C’est au milieu de rizières, dans un village de la
campagne que Genpin, documentaire de Naomi Kawase tourné avant Hazenu
l’esprit de la campagne, plonge le spectateur. Des arbres, une vieille
bâtisse, des femmes enceintes. Ces femmes font des flexions, de haut en bas,
300 par jour. Ou encore elles coupent du bois en pliant bien les genoux puis
lançant la hache sur la buche. Elles sont toutes des patientes du Docteur Yoshimura,
obstétricien qui applique des méthodes radicalement différentes des autres
médecins japonais. Naomi Kawase part à sa rencontre et écoute ce qu’il a à dire
sur sa vision de la grossesse, elle fait parler les futures mamans comme des
mères qui ont déjà donné naissance à des enfants. Au début, on pourrait presque
croire qu’on est dans une secte un peu new
age si les mamans ne se sentaient pas aussi bien au sein de cette clinique.
D’ailleurs, il n’est pas immédiatement dit qu’on est dans un centre d’obstétrique.
Comme dans ses fictions récentes (je ne connais pas
ses nombreux documentaires), il s’agit d’un retour à la nature, le thème favori
de la cinéaste. Non pas qu’ils fuient la civilisation, mais comme le dit Yoshimura,
le retour à des méthodes douces pour accoucher existaient déjà à l’ère Edo.

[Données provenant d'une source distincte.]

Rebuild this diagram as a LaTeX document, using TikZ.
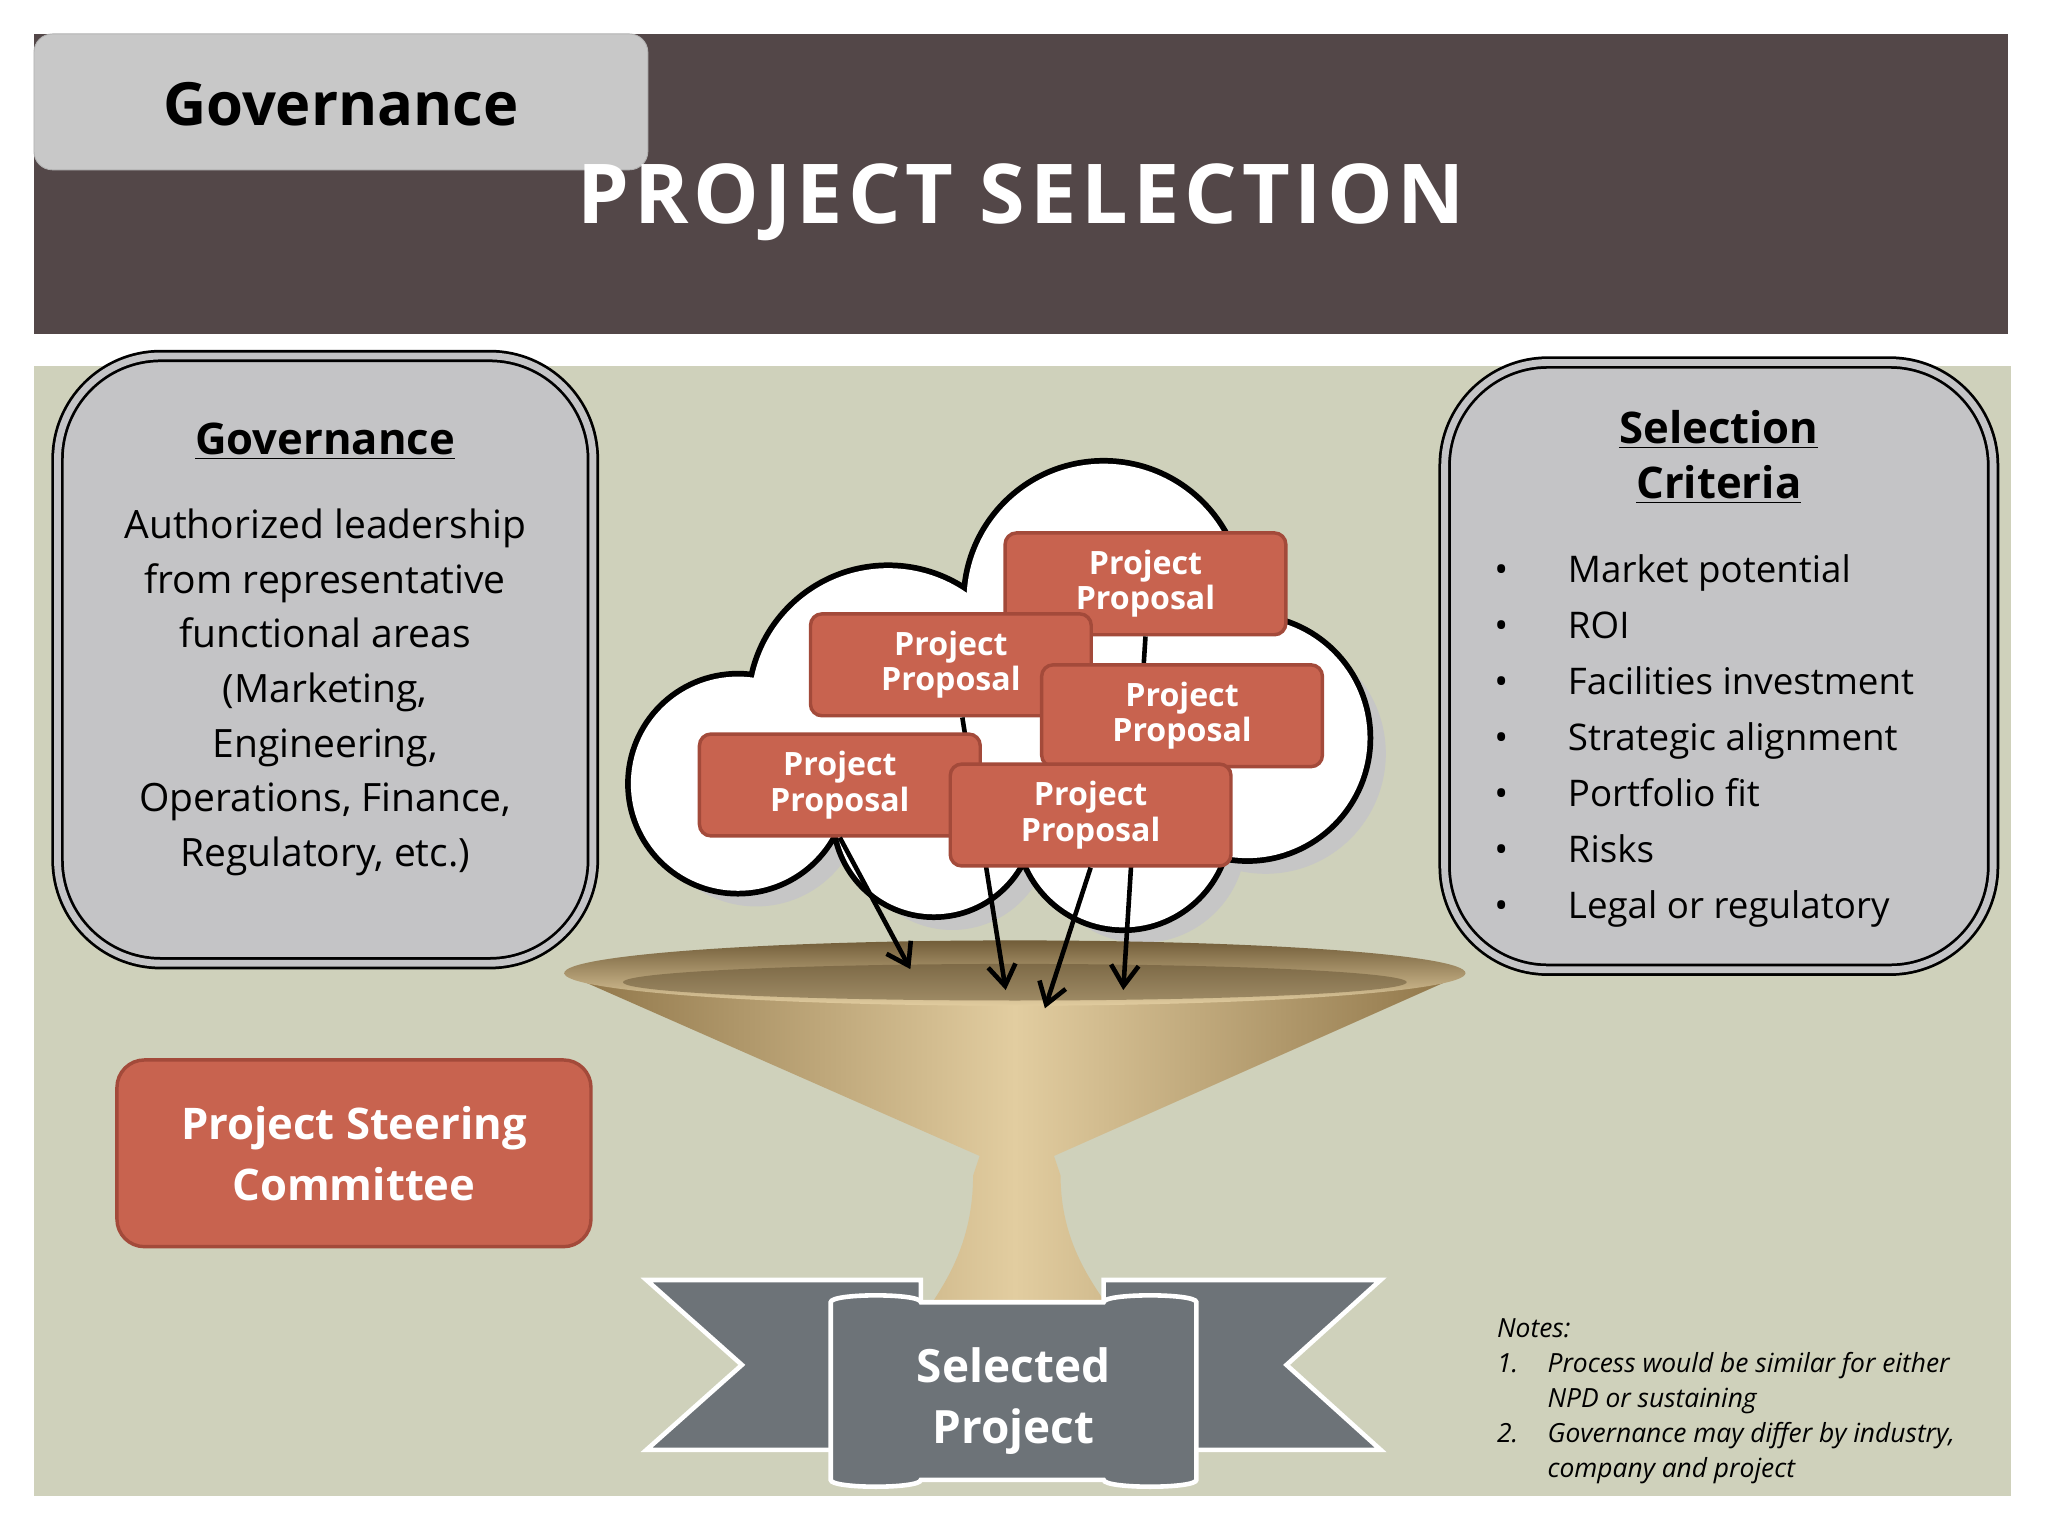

Pourquoi ne pas les remettre à jour ? Il explique qu’aujourd’hui les
médecins ne cherchent que la solution la plus simple et surtout, la plus
rentable pour eux et leur clinique. La caméra, au sol, s’immisce au milieu des
discussions entre les femmes assises qui parlent d’elles et de leurs
expériences. Certaines sont touchantes, d’autres drôles. On apprend que les
fausses couches doivent être menées à terme, on y voit trois accouchements où
les proches (un enfant, un époux) assistent la mère, on y dénonce les
césariennes inutiles et le stress que subissent les femmes dans les cliniques
classiques. Et puis, le travail qu’elles accomplissent jusqu’au dernier jour de
grossesse. Une vieille femme montre comment on bine le jardin, une autre
comment on débite le bois.
Naomi Kawase dit, hors champ, à Yoshiwara qu’il
ressemble au dieu des rizières. Elle est subjuguée par ce vieillard à la barbe
blanche et aux grosses lunettes qui se déplace lentement. Lui se décrit lui-même
comme égocentrique, foutraque et têtu. La seule chose qu’il souhaite ce sont
des beaux bébés japonais. Il annonce qu’il mettra au monde des enfants jusqu’à
sa mort. Les sages-femmes de la clinique le considèrent comme un soliste d’un
orchestre. Elles regrettent cependant qu’il n’écoute jamais leurs conseils et
qu’il n’en fasse qu’à sa tête. Sa fille cinquantenaire, en larmes, ne veut plus
le voir. Elle s’estime abandonnée. Elle affirme qu’il a toujours préféré les
femmes qu’il soignait à sa propre fille. Ce contrepoint évite que Genpin
ne sombre dans la mièvrerie qui plane régulièrement tant la réalisatrice semble
ne pas avoir le moindre recul dans sa volonté de rendre hommage à l’œuvre de
Yoshiwara et ce malgré une mise en scène sophistiquée dans les entretiens – on
entend d’abord les voix en off des interviewées sur des plans de la nature
avant de les voir. Ceci étant, Genpin est l’un des rares films à filmer
aussi librement les femmes et leurs soucis.
Genpin (玄牝 -げんぴん-, Japon, 2010) Un film de Naomi Kawase. Documentaire.